#### [Work to complete]
Look for the line containing "Recreate this image" and the line containing "import plotly.graph_objects as go"; retype them and all lines between, exactly, and leave out the pictures.

#### [Supplied material]
----------
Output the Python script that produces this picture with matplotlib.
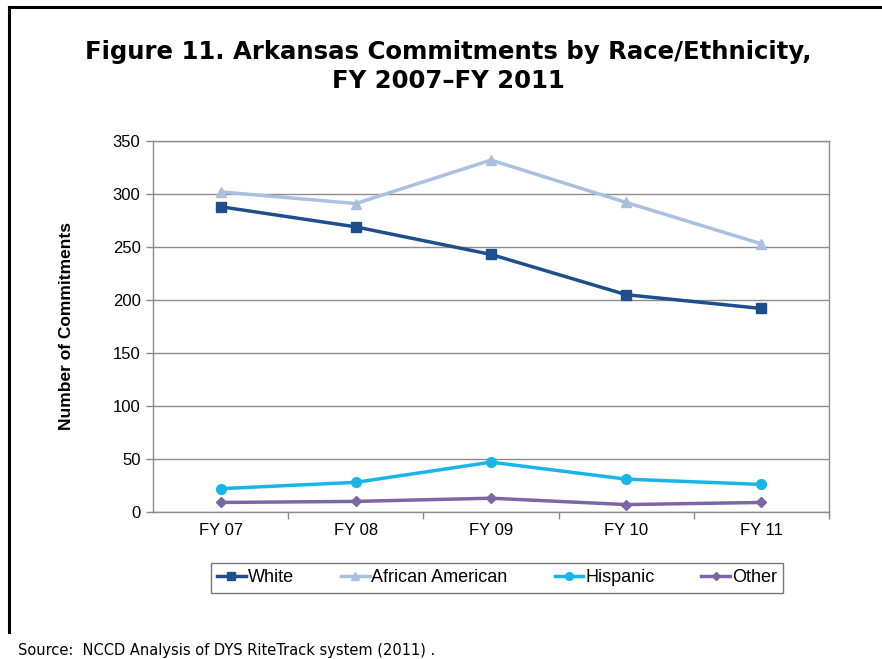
----------
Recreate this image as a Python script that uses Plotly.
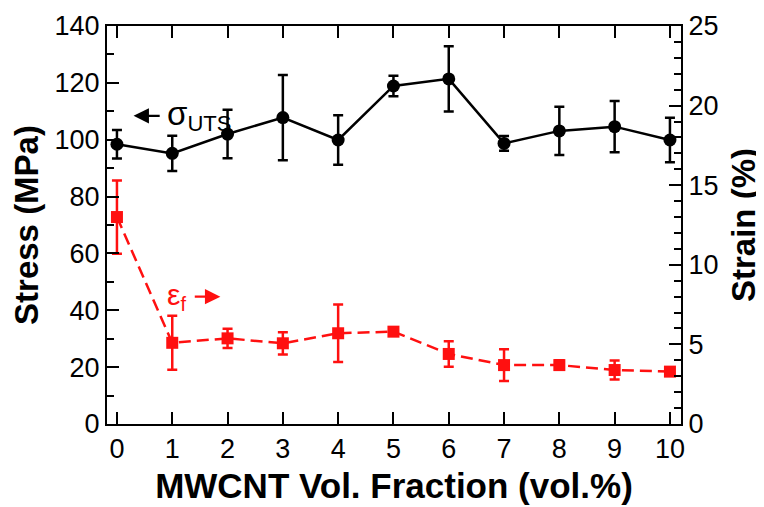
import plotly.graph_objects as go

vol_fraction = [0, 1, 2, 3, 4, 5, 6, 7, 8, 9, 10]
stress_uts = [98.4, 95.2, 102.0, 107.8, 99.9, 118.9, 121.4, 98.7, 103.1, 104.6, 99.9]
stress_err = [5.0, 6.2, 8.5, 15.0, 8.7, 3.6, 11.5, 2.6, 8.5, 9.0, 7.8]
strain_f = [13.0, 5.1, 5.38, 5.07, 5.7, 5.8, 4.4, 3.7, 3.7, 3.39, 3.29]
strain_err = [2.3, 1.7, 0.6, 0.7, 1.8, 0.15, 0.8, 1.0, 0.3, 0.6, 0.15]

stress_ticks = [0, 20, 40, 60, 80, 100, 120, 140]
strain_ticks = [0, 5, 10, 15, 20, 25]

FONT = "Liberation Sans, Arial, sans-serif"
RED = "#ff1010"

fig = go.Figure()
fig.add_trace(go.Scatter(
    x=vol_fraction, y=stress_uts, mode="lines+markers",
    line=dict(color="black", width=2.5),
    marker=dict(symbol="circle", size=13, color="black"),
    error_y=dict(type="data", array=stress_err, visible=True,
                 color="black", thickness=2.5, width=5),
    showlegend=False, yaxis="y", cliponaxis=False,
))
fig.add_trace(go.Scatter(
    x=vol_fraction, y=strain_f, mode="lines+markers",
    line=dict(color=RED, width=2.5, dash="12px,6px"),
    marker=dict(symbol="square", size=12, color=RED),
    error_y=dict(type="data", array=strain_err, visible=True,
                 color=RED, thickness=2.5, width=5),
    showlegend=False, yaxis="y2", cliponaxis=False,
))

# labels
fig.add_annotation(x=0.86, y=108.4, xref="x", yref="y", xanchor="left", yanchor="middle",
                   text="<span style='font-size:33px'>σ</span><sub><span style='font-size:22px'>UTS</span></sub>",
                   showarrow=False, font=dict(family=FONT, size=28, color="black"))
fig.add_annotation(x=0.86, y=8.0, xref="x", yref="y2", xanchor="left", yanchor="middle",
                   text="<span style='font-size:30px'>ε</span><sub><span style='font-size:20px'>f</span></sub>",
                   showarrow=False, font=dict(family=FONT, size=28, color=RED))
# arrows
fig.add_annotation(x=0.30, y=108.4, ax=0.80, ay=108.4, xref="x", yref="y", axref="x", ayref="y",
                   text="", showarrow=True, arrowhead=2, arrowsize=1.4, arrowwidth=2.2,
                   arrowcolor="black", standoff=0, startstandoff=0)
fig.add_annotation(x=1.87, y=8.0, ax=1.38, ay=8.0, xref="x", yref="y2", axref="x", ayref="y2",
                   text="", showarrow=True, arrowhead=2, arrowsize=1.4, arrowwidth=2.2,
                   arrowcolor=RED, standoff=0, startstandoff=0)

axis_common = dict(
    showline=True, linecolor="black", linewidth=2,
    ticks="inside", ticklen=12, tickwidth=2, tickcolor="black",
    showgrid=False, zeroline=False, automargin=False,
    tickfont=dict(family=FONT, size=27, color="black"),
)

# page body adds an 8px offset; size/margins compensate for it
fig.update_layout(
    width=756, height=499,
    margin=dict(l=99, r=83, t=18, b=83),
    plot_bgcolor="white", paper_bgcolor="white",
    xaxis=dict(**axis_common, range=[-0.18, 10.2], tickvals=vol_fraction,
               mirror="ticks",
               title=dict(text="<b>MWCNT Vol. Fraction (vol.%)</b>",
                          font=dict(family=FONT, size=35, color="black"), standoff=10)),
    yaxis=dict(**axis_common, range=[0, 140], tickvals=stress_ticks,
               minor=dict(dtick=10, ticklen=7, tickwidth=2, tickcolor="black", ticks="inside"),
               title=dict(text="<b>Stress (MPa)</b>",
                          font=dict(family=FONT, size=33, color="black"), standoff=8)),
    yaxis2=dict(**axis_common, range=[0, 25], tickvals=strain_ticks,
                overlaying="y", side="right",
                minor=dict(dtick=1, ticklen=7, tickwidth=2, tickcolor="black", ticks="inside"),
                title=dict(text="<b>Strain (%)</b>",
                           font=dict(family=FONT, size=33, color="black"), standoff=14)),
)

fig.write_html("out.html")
----------
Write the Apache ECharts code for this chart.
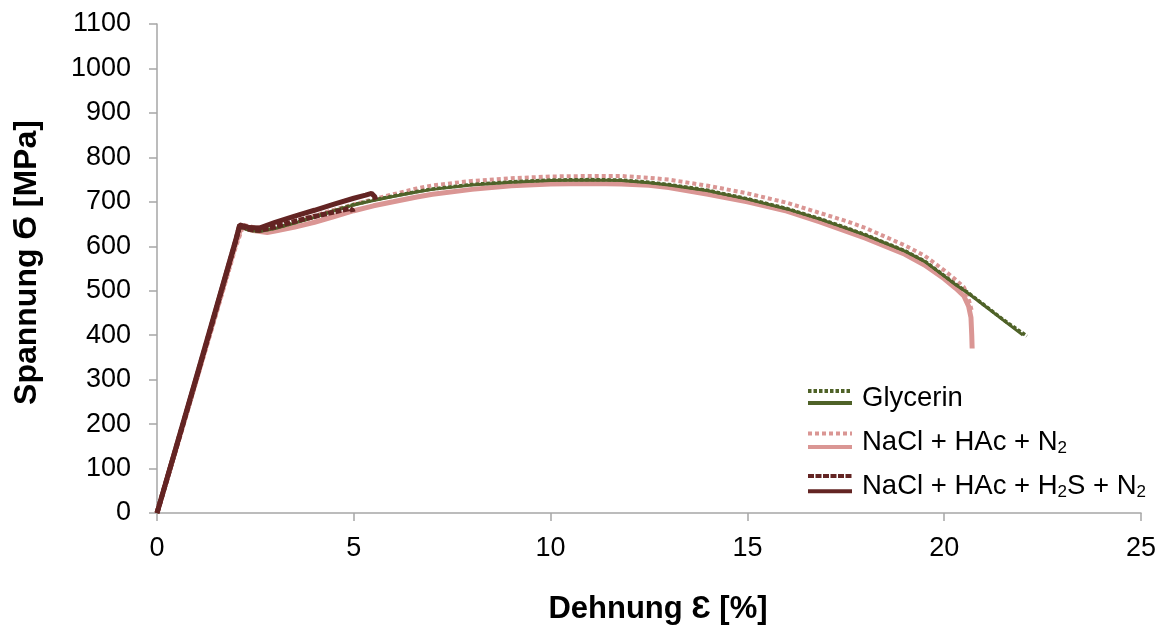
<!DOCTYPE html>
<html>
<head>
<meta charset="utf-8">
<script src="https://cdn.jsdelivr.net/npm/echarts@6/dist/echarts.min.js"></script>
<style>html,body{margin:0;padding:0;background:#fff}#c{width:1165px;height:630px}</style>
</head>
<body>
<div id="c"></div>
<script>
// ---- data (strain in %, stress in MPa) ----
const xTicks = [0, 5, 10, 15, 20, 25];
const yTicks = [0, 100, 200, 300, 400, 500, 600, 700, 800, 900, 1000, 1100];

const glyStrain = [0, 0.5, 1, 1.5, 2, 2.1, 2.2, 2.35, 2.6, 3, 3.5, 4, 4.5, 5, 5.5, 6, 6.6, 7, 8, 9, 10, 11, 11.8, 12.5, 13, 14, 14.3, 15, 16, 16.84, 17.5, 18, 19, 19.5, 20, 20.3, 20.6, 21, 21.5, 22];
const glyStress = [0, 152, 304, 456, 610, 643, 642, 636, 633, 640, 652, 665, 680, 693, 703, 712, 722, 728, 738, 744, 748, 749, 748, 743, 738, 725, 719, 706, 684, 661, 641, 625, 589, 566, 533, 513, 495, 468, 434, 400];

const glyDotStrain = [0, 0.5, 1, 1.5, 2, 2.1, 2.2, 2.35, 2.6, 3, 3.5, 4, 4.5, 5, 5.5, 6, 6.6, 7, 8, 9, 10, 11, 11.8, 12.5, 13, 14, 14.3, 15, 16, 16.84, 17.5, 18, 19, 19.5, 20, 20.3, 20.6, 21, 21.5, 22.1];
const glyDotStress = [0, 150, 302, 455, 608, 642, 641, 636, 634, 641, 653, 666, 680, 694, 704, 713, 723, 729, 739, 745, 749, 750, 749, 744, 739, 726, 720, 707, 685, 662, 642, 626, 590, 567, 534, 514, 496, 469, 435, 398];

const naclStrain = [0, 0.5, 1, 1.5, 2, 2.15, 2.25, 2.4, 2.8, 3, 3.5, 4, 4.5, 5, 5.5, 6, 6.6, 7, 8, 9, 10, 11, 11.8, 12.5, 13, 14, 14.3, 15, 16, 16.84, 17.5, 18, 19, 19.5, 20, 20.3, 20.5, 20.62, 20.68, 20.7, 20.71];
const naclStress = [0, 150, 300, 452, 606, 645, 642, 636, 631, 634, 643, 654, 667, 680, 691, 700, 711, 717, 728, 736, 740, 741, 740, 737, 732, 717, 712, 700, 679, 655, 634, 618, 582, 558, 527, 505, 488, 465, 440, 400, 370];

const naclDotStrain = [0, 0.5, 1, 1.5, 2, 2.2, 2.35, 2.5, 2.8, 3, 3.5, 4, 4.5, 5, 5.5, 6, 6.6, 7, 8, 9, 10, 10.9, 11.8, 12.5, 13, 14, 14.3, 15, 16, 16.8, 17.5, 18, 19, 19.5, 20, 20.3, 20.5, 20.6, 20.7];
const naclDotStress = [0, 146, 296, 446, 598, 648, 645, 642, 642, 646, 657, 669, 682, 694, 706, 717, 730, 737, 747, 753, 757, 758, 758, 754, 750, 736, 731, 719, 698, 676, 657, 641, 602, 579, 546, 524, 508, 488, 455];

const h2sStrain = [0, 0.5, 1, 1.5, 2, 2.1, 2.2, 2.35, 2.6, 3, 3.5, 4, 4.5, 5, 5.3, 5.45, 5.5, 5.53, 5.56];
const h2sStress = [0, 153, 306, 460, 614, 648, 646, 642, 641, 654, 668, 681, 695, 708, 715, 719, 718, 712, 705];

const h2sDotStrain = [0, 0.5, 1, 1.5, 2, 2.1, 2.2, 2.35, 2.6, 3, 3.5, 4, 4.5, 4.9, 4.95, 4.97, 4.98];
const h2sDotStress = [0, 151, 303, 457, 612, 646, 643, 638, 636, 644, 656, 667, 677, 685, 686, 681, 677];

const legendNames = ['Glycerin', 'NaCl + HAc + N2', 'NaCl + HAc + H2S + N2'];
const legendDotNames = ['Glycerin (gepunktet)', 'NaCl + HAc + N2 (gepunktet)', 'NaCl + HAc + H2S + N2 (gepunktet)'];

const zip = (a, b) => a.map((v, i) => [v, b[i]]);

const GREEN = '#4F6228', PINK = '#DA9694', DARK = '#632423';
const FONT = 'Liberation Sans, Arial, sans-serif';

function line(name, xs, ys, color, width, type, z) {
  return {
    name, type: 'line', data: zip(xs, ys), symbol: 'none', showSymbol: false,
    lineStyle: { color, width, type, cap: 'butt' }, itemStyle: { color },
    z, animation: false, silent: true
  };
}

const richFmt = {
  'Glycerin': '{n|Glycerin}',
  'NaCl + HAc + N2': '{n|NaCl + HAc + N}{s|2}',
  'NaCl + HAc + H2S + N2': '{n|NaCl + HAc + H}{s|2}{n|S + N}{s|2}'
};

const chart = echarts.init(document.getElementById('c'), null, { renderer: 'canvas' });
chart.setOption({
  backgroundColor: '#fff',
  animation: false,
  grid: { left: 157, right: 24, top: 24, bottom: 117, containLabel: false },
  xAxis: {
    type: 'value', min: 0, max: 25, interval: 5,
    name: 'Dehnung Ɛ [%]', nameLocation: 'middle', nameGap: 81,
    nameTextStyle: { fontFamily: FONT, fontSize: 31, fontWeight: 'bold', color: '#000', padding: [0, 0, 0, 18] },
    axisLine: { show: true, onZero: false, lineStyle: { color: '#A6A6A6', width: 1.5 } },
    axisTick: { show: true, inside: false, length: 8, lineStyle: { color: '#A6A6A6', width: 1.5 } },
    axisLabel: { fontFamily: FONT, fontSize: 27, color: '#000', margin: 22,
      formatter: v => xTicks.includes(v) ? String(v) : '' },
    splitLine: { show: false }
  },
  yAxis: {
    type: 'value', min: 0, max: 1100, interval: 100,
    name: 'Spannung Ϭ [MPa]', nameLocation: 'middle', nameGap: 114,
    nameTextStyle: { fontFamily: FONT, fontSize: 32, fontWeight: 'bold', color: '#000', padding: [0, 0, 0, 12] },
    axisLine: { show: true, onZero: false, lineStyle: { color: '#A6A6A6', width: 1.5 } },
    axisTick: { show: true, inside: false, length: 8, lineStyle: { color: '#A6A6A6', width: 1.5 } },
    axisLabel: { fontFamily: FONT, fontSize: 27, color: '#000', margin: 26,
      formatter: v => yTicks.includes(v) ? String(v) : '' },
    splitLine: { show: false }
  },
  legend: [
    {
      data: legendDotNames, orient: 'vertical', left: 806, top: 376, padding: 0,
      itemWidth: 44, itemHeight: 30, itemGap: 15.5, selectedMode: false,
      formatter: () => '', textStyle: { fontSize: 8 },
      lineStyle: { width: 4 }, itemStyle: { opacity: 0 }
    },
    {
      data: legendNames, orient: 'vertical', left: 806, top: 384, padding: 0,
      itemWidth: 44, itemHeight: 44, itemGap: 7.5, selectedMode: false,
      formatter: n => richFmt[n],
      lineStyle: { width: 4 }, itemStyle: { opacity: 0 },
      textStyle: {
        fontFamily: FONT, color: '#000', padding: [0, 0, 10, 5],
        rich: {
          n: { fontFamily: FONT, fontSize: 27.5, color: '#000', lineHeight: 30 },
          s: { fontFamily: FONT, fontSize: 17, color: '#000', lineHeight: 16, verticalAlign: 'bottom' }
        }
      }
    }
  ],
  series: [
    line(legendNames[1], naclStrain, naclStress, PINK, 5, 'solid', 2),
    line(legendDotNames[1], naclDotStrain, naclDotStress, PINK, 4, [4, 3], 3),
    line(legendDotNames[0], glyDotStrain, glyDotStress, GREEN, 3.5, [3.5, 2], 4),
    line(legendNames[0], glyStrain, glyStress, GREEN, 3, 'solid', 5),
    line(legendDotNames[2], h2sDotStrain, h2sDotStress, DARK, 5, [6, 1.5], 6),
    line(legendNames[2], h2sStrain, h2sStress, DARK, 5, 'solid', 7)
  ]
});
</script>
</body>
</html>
----------
#### [Completed exercise]
Recreate this image as a Python script that uses Plotly.
import plotly.graph_objects as go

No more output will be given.